WHAT THIS TASK INVOLVES: Repeat each line of the material exactly.

DATA EXTRACT:
★ ★ ★ ★ ★ ★ ★
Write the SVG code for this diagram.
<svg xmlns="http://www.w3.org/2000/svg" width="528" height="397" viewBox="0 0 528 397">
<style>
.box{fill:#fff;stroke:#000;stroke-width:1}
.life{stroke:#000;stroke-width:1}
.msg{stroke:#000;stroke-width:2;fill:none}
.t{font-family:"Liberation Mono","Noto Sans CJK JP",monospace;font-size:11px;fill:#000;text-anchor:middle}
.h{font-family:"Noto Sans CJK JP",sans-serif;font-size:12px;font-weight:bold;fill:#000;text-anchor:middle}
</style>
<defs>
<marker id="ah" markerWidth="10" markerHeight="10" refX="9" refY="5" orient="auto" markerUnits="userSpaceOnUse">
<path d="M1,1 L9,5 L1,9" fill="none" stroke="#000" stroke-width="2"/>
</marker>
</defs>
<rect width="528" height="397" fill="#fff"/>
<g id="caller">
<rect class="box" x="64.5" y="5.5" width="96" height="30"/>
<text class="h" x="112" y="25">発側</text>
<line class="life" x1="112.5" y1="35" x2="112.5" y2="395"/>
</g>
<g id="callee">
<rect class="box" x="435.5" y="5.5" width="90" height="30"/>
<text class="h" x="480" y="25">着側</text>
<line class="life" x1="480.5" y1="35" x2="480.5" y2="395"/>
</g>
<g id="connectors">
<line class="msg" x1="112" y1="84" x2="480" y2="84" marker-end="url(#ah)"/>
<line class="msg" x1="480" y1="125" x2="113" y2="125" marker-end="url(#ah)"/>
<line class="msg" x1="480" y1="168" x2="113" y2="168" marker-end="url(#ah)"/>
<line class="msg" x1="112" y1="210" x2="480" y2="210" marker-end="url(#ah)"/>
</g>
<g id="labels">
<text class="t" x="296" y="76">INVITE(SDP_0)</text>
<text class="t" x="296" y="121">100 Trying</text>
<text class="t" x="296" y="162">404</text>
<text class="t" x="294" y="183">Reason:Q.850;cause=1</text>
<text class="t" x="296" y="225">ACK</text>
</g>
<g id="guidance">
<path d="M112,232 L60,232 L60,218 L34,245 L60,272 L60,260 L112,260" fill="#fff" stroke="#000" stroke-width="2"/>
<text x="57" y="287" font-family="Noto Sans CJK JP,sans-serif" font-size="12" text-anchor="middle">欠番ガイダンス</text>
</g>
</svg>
★ ★ ★ ★ ★ ★ ★
REPLY:
Write the SVG code for this diagram.
<svg xmlns="http://www.w3.org/2000/svg" width="528" height="397" viewBox="0 0 528 397">
<style>
.box{fill:#fff;stroke:#000;stroke-width:1}
.life{stroke:#000;stroke-width:1}
.msg{stroke:#000;stroke-width:2;fill:none}
.t{font-family:"Liberation Mono","Noto Sans CJK JP",monospace;font-size:11px;fill:#000;text-anchor:middle}
.h{font-family:"Noto Sans CJK JP",sans-serif;font-size:12px;font-weight:bold;fill:#000;text-anchor:middle}
</style>
<defs>
<marker id="ah" markerWidth="10" markerHeight="10" refX="9" refY="5" orient="auto" markerUnits="userSpaceOnUse">
<path d="M1,1 L9,5 L1,9" fill="none" stroke="#000" stroke-width="2"/>
</marker>
</defs>
<rect width="528" height="397" fill="#fff"/>
<g id="caller">
<rect class="box" x="64.5" y="5.5" width="96" height="30"/>
<text class="h" x="112" y="25">発側</text>
<line class="life" x1="112.5" y1="35" x2="112.5" y2="395"/>
</g>
<g id="callee">
<rect class="box" x="435.5" y="5.5" width="90" height="30"/>
<text class="h" x="480" y="25">着側</text>
<line class="life" x1="480.5" y1="35" x2="480.5" y2="395"/>
</g>
<g id="connectors">
<line class="msg" x1="112" y1="84" x2="480" y2="84" marker-end="url(#ah)"/>
<line class="msg" x1="480" y1="125" x2="113" y2="125" marker-end="url(#ah)"/>
<line class="msg" x1="480" y1="168" x2="113" y2="168" marker-end="url(#ah)"/>
<line class="msg" x1="112" y1="210" x2="480" y2="210" marker-end="url(#ah)"/>
</g>
<g id="labels">
<text class="t" x="296" y="76">INVITE(SDP_0)</text>
<text class="t" x="296" y="121">100 Trying</text>
<text class="t" x="296" y="162">404</text>
<text class="t" x="294" y="183">Reason:Q.850;cause=1</text>
<text class="t" x="296" y="225">ACK</text>
</g>
<g id="guidance">
<path d="M112,232 L60,232 L60,218 L34,245 L60,272 L60,260 L112,260" fill="#fff" stroke="#000" stroke-width="2"/>
<text x="57" y="287" font-family="Noto Sans CJK JP,sans-serif" font-size="12" text-anchor="middle">欠番ガイダンス</text>
</g>
</svg>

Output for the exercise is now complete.